I'm reading Singularity Theory (one of the authors is Arnold). I am a bit confused on the concept of modality. Is there an easy geometric description of it? The book has a relation between codimension, modality and multiplicity (Milnor number) but it confuses me a bit. Maybe as a person with algebraic geometry background I get confused with some of the terms.
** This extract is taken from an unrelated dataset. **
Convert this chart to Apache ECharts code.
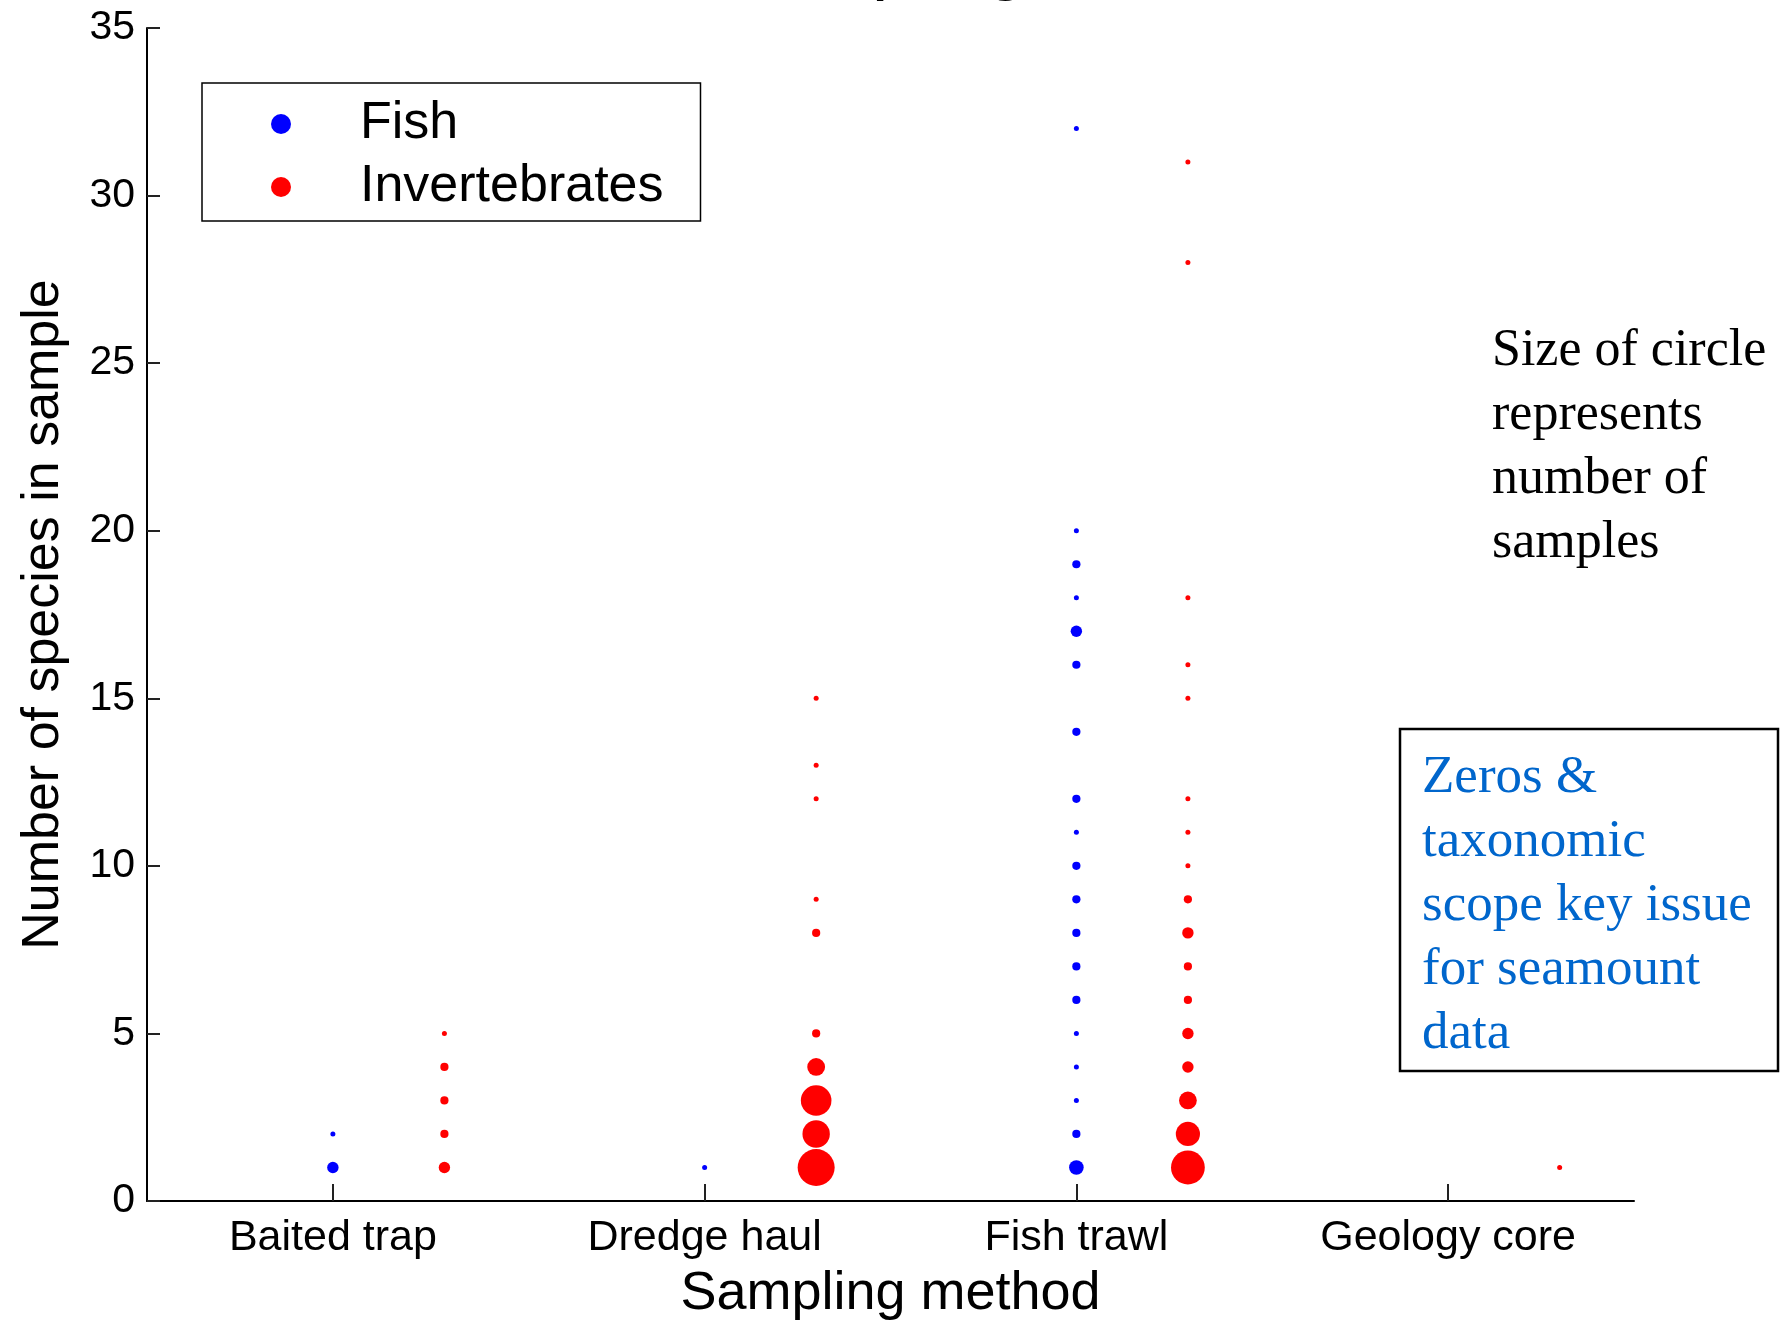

Going back to modality, the authors first define the modality of a point on a manifold: To define this they need to always speak of some action of a Lie group on the manifold. And then they define the modality to be the least number $m$ such that a sufficiently small neighbourhood at the point is covered by finite number of "$m$-parameter" families of the orbits. This already is confusing to me. After that they define the modality of a function germ $f:(\mathbb C^n,0)\to(\mathbb C^n,0)$ in terms of its jets. The definition is not clear to me: They write it is the "modality of any its $k$-jets (which is to me basically an equivalence class of function with the same Taylor polynomial at 0 up to order/degree $k$) for $k$ sufficiently large. I don't understand this definition. They claim that that this is well-defined by Tougeron's theorem (which I would also be glad to know precisely which one of Tougeron's theorem, searching gives me several such theorems).
I think I would mostly appreciate and understand it if I have some "visual" description of modality. Or is this term something that is more of an algebraic/analytic nature?